Helping to guide the men’s basketball team to two Patriot league championships was no easy feat for Kimbal Mackenzie ’19, especially when it meant often leading from the sidelines. The Ontario, Canada, native underwent surgery midseason last winter for a sports-related hernia, missing 12 games.
Leadership, a role teammates and coaches call Mackenzie’s most valuable asset to the Bison squad, comes easily to the guard. “I’m not afraid to voice my opinions,” he says. “I’m naturally a pretty loud person, so I let that carry over into the basketball realm.”
Leading the team through early-morning wakeups and an intense workout and practice schedule requires Mackenzie to always be on time and the hardest worker in the gym on top of his schoolwork as an economics major. To elicit the same work ethic from his teammates, Mackenzie says, “The work comes first and asking that of my teammates comes second.”
Last season, Mackenzie’s hernia became bothersome in the preseason, but he was determined to keep playing. He was on the court with his teammates for the first six games, but in November, as the pain escalated, surgery was recommended.
The six-week recovery process off the court challenged the vociferous, engaged leader. “I’m not good at not being involved in the games and the practices,” says Mackenzie. “When you’re not playing, you have to voice things in a different manner. When you’re playing, you can be a bit louder, a little bit more aggressive, because you’re doing it with your teammates.”

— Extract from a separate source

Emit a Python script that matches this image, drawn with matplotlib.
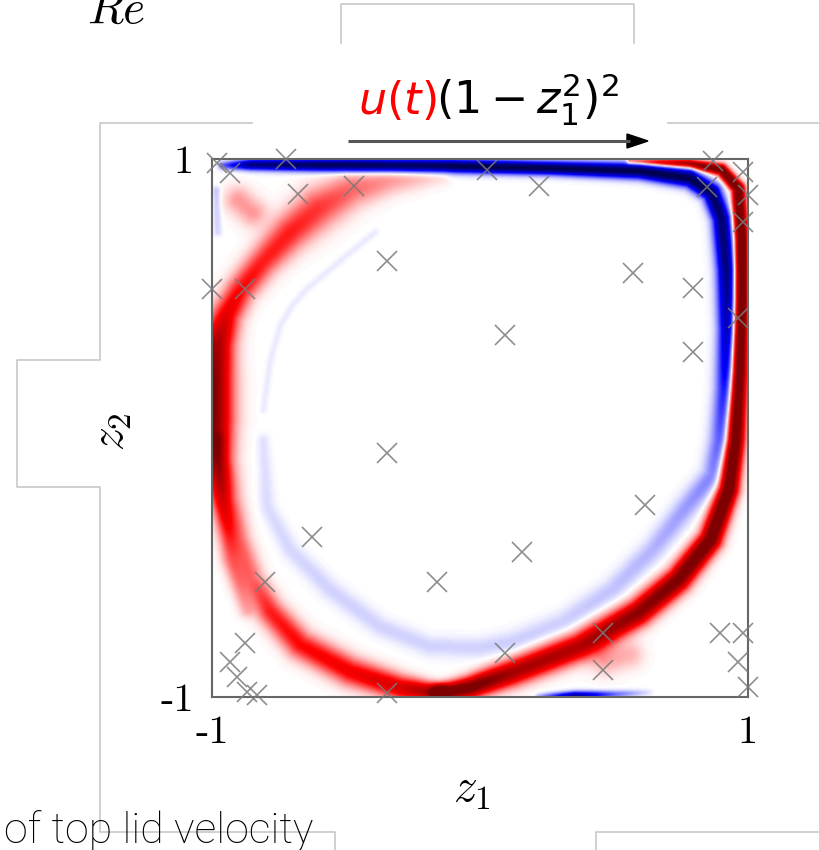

During his recovery, Mackenzie was forced to focus on the mental aspect of his game. “Internally it was very challenging for me,” he says. Maintaining a positive attitude and self-compassion when he wasn’t playing well was imperative to moving forward and regaining his ability to perform.
Now, Mackenzie says, if he wakes up sore after a two-hour practice he’s happy about it, knowing his body is getting stronger. “I’m just so thankful to be playing and to be healthy.”
Mackenzie is focused on his senior season with the hopes of continuing to play basketball postgraduation either in the NBA or overseas. “I’ve been putting a lot of work into it,” he says.
And the hard work has paid off. As the magazine went to press, Mackenzie was ranked fourth in the Patriot League in scoring at 16.1 points per game, bolstered by a career- high 28-point performance in an opening-night win at St. Bonaventure.